Last year, the MOM received about 9,000 complaints against 4,500 employers who failed to pay their workers. About 95 per cent of the cases were resolved by the ministry and the Labour Court, Mr Lim said in his reply to Ms Denise Phua (Jalan Besar GRC) and Nominated MP Kuik Shiao-Yin.
Of the salary claims against 208 employers that were not resolved, some involved 199 employers that had either ceased operations or were about to do so owing to money problems.
Workers of these firms had a slim chance of recovering the money owed from their employers, Mr Lim said, adding: "This is not because the employers could just refuse to pay up, but because they are mostly in deep financial difficulties."
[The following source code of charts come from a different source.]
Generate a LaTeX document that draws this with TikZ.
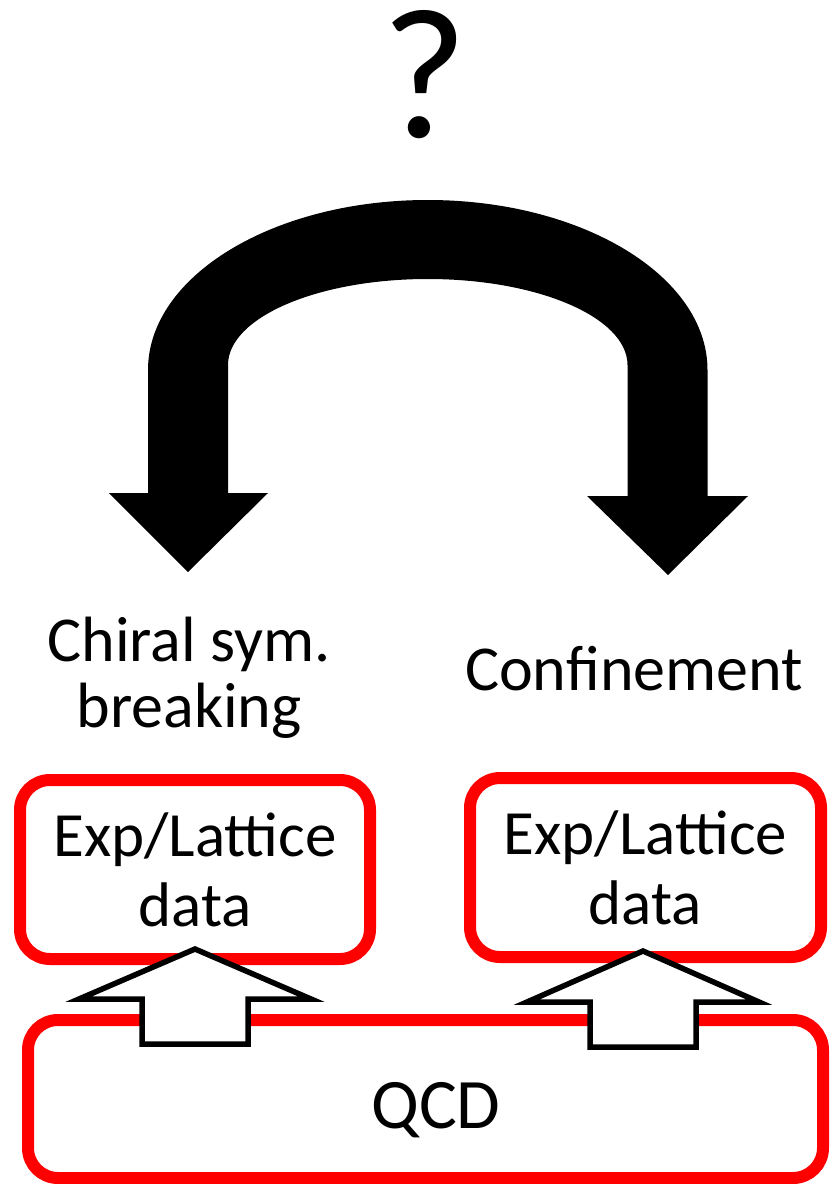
\documentclass[tikz,border=0pt]{standalone}
\usepackage{fontspec}
\setmainfont{Carlito}
\usetikzlibrary{calc}

\begin{document}
\begin{tikzpicture}[x=1pt,y=-1pt,
  redbox/.style={draw=red, line width=12pt, rounded corners=30pt, fill=white, inner sep=0pt},
  lbl/.style={inner sep=0pt, align=center},
  hollowarrow/.style={draw=black, line width=5.5pt, fill=white, line join=miter},
  bigarrow/.style={fill=black}]

% canvas
\fill[white] (0,0) rectangle (834,1184);
\useasboundingbox (0,0) rectangle (834,1184);

% question mark on top
\node[lbl, font=\fontsize{186}{186}\selectfont, anchor=base] (qmark) at (425,137) {?};

% curved double arrow
\fill[bigarrow]
  (109,493) -- (148,493) -- (148,370)
  arc[start angle=180, end angle=360, x radius=279.75, y radius=170]
  -- (707.5,496) -- (748,496) -- (668,575) -- (587,496) -- (627.5,496) -- (627.5,365)
  arc[start angle=360, end angle=180, x radius=199.75, y radius=86]
  -- (228,493) -- (268,493) -- (188,572) -- cycle;

% the two phenomena
\node[lbl, font=\fontsize{64}{66}\selectfont] (chiral) at (189,678) {Chiral sym.\\breaking};
\node[lbl, font=\fontsize{64}{66}\selectfont, anchor=base] (confine) at (634,690) {Confinement};

% data boxes
\node[redbox, lbl, font=\fontsize{63}{70}\selectfont, minimum width=350pt, minimum height=179pt]
  (dataL) at (195,869.5) {Exp/Lattice\\data};
\node[redbox, lbl, font=\fontsize{63}{70}\selectfont, minimum width=351pt, minimum height=179pt]
  (dataR) at (645.5,867.5) {Exp/Lattice\\data};

% QCD box
\node[redbox, minimum width=795pt, minimum height=158pt] (qcdbox) at (425.5,1099) {};
\node[lbl, font=\fontsize{71}{71}\selectfont, anchor=base] (qcd) at (436,1128) {QCD};

% hollow arrows from QCD up to the data boxes
\draw[hollowarrow] ($(dataL.south)+(0,-16)$) coordinate (tipL)
  -- ++(116,50) -- ++(-63,0) -- ++(0,45) -- ++(-106,0) -- ++(0,-45) -- ++(-63,0) -- cycle;
\draw[hollowarrow] ($(dataR.south)+(-2.5,-12)$) coordinate (tipR)
  -- ++(116,51) -- ++(-63,0) -- ++(0,45) -- ++(-106,0) -- ++(0,-45) -- ++(-63,0) -- cycle;

\end{tikzpicture}
\end{document}
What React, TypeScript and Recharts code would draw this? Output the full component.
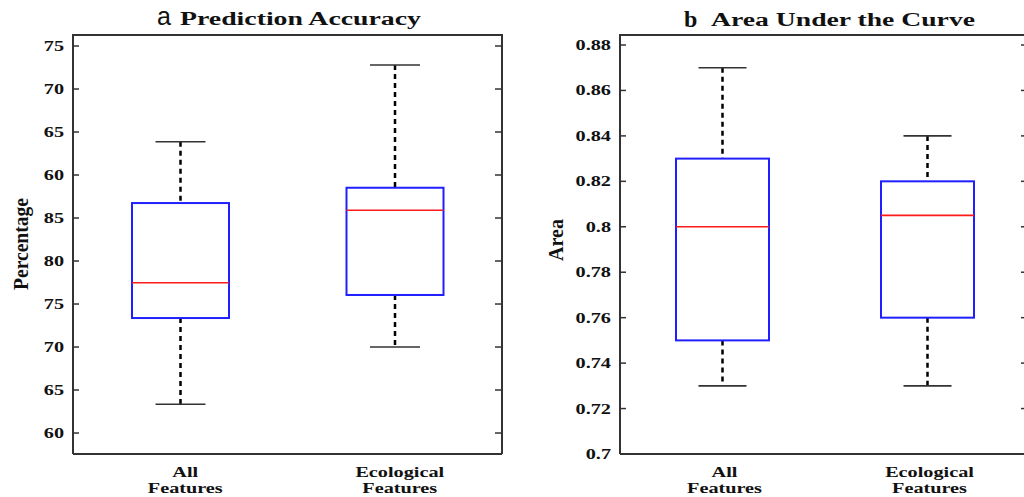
import React from "react";
import { ComposedChart, Bar, XAxis, YAxis } from "recharts";

// Categories shared by both panels
const categories = ["All Features", "Ecological Features"];

// Panel a: Prediction Accuracy (values on the panel's continuous vertical scale)
const accLow = [63.34, 70.0];
const accQ1 = [73.37, 76.05];
const accMedian = [77.48, 85.9];
const accQ3 = [86.74, 88.52];
const accHigh = [93.87, 102.79];
const accTickValues = [60, 65, 70, 75, 80, 85, 90, 95, 100, 105];
const accTickLabels = ["60", "65", "70", "75", "80", "85", "60", "65", "70", "75"];
const accDomain = [57.56, 106.28];

// Panel b: Area Under the Curve
const aucLow = [0.73, 0.73];
const aucQ1 = [0.75, 0.76];
const aucMedian = [0.8, 0.805];
const aucQ3 = [0.83, 0.82];
const aucHigh = [0.87, 0.84];
const aucTickValues = [0.7, 0.72, 0.74, 0.76, 0.78, 0.8, 0.82, 0.84, 0.86, 0.88];
const aucTickLabels = ["0.7", "0.72", "0.74", "0.76", "0.78", "0.8", "0.82", "0.84", "0.86", "0.88"];
const aucDomain = [0.7, 0.8844];

const buildRows = (low: number[], q1: number[], med: number[], q3: number[], high: number[]) =>
  categories.map((name, i) => ({
    name,
    range: [low[i], high[i]],
    low: low[i],
    q1: q1[i],
    median: med[i],
    q3: q3[i],
    high: high[i],
  }));

const accRows = buildRows(accLow, accQ1, accMedian, accQ3, accHigh);
const aucRows = buildRows(aucLow, aucQ1, aucMedian, aucQ3, aucHigh);

const SERIF = "'Liberation Serif', 'Times New Roman', serif";
const AXIS = "#333333";

const makeBoxShape = (capWidth: number) => (props: any) => {
  const { x, y, width, height, payload } = props;
  if (!payload) return <g />;
  const top = Math.min(y, y + height);
  const bottom = Math.max(y, y + height);
  const span = payload.high - payload.low;
  const py = (v: number) => bottom - ((v - payload.low) / span) * (bottom - top);
  const cx = x + width / 2;
  const yHigh = py(payload.high);
  const yLow = py(payload.low);
  const yQ3 = py(payload.q3);
  const yQ1 = py(payload.q1);
  const yMed = py(payload.median);
  return (
    <g>
      <line x1={cx} x2={cx} y1={yHigh} y2={yQ3} stroke="#000" strokeWidth={2.5} strokeDasharray="5 4" />
      <line x1={cx} x2={cx} y1={yQ1} y2={yLow} stroke="#000" strokeWidth={2.5} strokeDasharray="5 4" />
      <line x1={cx - capWidth / 2} x2={cx + capWidth / 2} y1={yHigh} y2={yHigh} stroke={AXIS} strokeWidth={1.6} />
      <line x1={cx - capWidth / 2} x2={cx + capWidth / 2} y1={yLow} y2={yLow} stroke={AXIS} strokeWidth={1.6} />
      <rect x={x} y={yQ3} width={width} height={yQ1 - yQ3} fill="none" stroke="#1f1fff" strokeWidth={2} />
      <line x1={x} x2={x + width} y1={yMed} y2={yMed} stroke="#ff1a1a" strokeWidth={1.6} />
    </g>
  );
};

const makeLeftTick = (values: number[], labels: string[]) => (p: any) => {
  const { x, y, payload } = p;
  const idx = values.findIndex((v) => Math.abs(v - payload.value) < 1e-9);
  const label = idx >= 0 ? labels[idx] : String(payload.value);
  return (
    <g>
      <line x1={x} x2={x + 6} y1={y} y2={y} stroke={AXIS} strokeWidth={1.5} />
      <text
        transform={`translate(${x - 9},${y + 5}) scale(1.35,1)`}
        textAnchor="end"
        fontFamily={SERIF}
        fontWeight="bold"
        fontSize={15}
        fill="#111"
      >
        {label}
      </text>
    </g>
  );
};

const makeRightTick = (len: number) => (p: any) => {
  const { x, y } = p;
  return <line x1={x - len} x2={x} y1={y} y2={y} stroke={AXIS} strokeWidth={1.5} />;
};

const makeXTick = (dx: number) => (p: any) => {
  const { x, y, payload } = p;
  const lines = String(payload.value).split(" ");
  return (
    <g>
      {lines.map((ln, i) => (
        <text
          key={i}
          transform={`translate(${x + dx},${y + 23 + i * 16}) scale(1.35,1)`}
          textAnchor="middle"
          fontFamily={SERIF}
          fontWeight="bold"
          fontSize={15}
          fill="#111"
        >
          {ln}
        </text>
      ))}
    </g>
  );
};

type PanelProps = {
  rows: any[];
  width: number;
  margin: { top: number; right: number; bottom: number; left: number };
  domain: number[];
  tickValues: number[];
  tickLabels: string[];
  barSize: number;
  capWidth: number;
  rightTickLen: number;
  labelDx: number;
};

const Panel = ({ rows, width, margin, domain, tickValues, tickLabels, barSize, capWidth, rightTickLen, labelDx }: PanelProps) => (
  <ComposedChart width={width} height={497} data={rows} margin={margin}>
    <XAxis
      dataKey="name"
      type="category"
      height={43}
      tickSize={0}
      tickMargin={0}
      tickLine={false}
      interval={0}
      axisLine={{ stroke: AXIS, strokeWidth: 2 }}
      tick={makeXTick(labelDx)}
    />
    <YAxis
      type="number"
      width={60}
      domain={domain}
      ticks={tickValues}
      allowDataOverflow
      interval={0}
      tickSize={0}
      tickMargin={0}
      tickLine={false}
      axisLine={{ stroke: AXIS, strokeWidth: 2 }}
      tick={makeLeftTick(tickValues, tickLabels)}
    />
    <YAxis
      yAxisId="right"
      orientation="right"
      type="number"
      width={1}
      domain={domain}
      ticks={tickValues}
      allowDataOverflow
      interval={0}
      tickSize={0}
      tickMargin={0}
      tickLine={false}
      axisLine={{ stroke: AXIS, strokeWidth: 2 }}
      tick={makeRightTick(rightTickLen)}
    />
    <Bar dataKey="range" barSize={barSize} isAnimationActive={false} shape={makeBoxShape(capWidth)} />
  </ComposedChart>
);

export default function App() {
  return (
    <div
      style={{
        position: "absolute",
        left: 0,
        top: 0,
        width: 1024,
        height: 497,
        overflow: "hidden",
        background: "#fff",
      }}
    >
      <div style={{ position: "absolute", left: 0, top: 0 }}>
        <Panel
          rows={accRows}
          width={512}
          margin={{ top: 35, right: 9, bottom: 0, left: 13 }}
          domain={accDomain}
          tickValues={accTickValues}
          tickLabels={accTickLabels}
          barSize={97}
          capWidth={50}
          rightTickLen={7}
          labelDx={5}
        />
      </div>
      <div style={{ position: "absolute", left: 512, top: 0 }}>
        <Panel
          rows={aucRows}
          width={530}
          margin={{ top: 35, right: 11, bottom: 0, left: 48 }}
          domain={aucDomain}
          tickValues={aucTickValues}
          tickLabels={aucTickLabels}
          barSize={93}
          capWidth={48}
          rightTickLen={9}
          labelDx={2}
        />
      </div>
      <svg
        width={1024}
        height={497}
        style={{ position: "absolute", left: 0, top: 0, pointerEvents: "none" }}
      >
        <line x1={72} x2={503} y1={35} y2={35} stroke={AXIS} strokeWidth={2} />
        <line x1={619} x2={1024} y1={35} y2={35} stroke={AXIS} strokeWidth={2} />
        <text x={157} y={25} fontFamily="'Liberation Sans', Arial, sans-serif" fontSize={25} fill="#111">
          a
        </text>
        <text
          x={180}
          y={25}
          fontFamily={SERIF}
          fontWeight="bold"
          fontSize={18}
          fill="#111"
          textLength={241}
          lengthAdjust="spacingAndGlyphs"
        >
          Prediction Accuracy
        </text>
        <text x={684} y={26.5} fontFamily={SERIF} fontWeight="bold" fontSize={24} fill="#111">
          b
        </text>
        <text
          x={711}
          y={26}
          fontFamily={SERIF}
          fontWeight="bold"
          fontSize={18}
          fill="#111"
          textLength={264}
          lengthAdjust="spacingAndGlyphs"
        >
          Area Under the Curve
        </text>
        <text
          transform="translate(28,244) rotate(-90)"
          textAnchor="middle"
          fontFamily={SERIF}
          fontWeight="bold"
          fontSize={20}
          fill="#111"
          textLength={92}
          lengthAdjust="spacingAndGlyphs"
        >
          Percentage
        </text>
        <text
          transform="translate(563,240) rotate(-90)"
          textAnchor="middle"
          fontFamily={SERIF}
          fontWeight="bold"
          fontSize={20}
          fill="#111"
        >
          Area
        </text>
      </svg>
    </div>
  );
}
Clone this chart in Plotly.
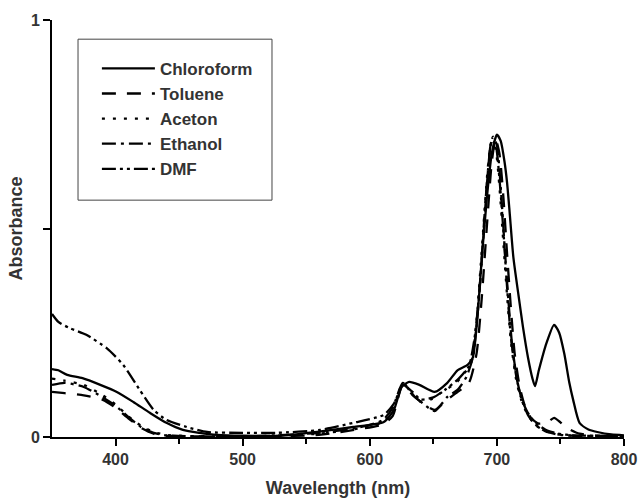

For work injury compensation, five of the 15,679 workers injured last year got nothing as their employers did not insure them. They represented about 0.1 per cent of the work injury cases MOM handled last year.
Salary is hard-earned money. When a worker is injured, it may affect his ability to work and to not pay him the compensation is unacceptable... We will continue to strengthen our support for them.
MANPOWER MINISTER LIM SWEE SAY
Four of the workers are foreigners and one, a local. Their bosses are being prosecuted, Mr Lim said.
Employers who do not pay their workers are banned from hiring new foreign workers until they have settled their debt. The ban applies even if they set up new companies, he added.
Though nearly all the cases in the two types of disputes were resolved, MOM is still concerned for the small number left empty-handed, Mr Lim said. "Salary is hard-earned money," he noted. "When a worker is injured, it may affect his ability to work and to not pay him the compensation is unacceptable," he added. "We will continue to strengthen our support for them."
Local workers with salary claims can get financial help from a panel that will be set up in April by the MOM, National Trades Union Congress (NTUC) and Singapore National Employers Federation (SNEF) to settle pay disputes.
Singaporeans who are seriously injured and did not receive compensation can get financial aid from a Workers' Fund run by MOM.
Foreign workers can turn to the Migrant Workers' Centre set up by the NTUC and SNEF.
Workers with Labour Court orders in their favour and have hope of getting some payment by seizing their employers' assets have to apply to the State Courts to do so, Mr Lim said, adding: "This is the same process that applies to all unpaid Civil Court orders, including those made by the State Courts."
Mr Lim urged workers to bring their salary complaints to MOM immediately and not wait.
"This will greatly improve the chances of successfully resolving the claims before the employers reach dire financial straits," he said.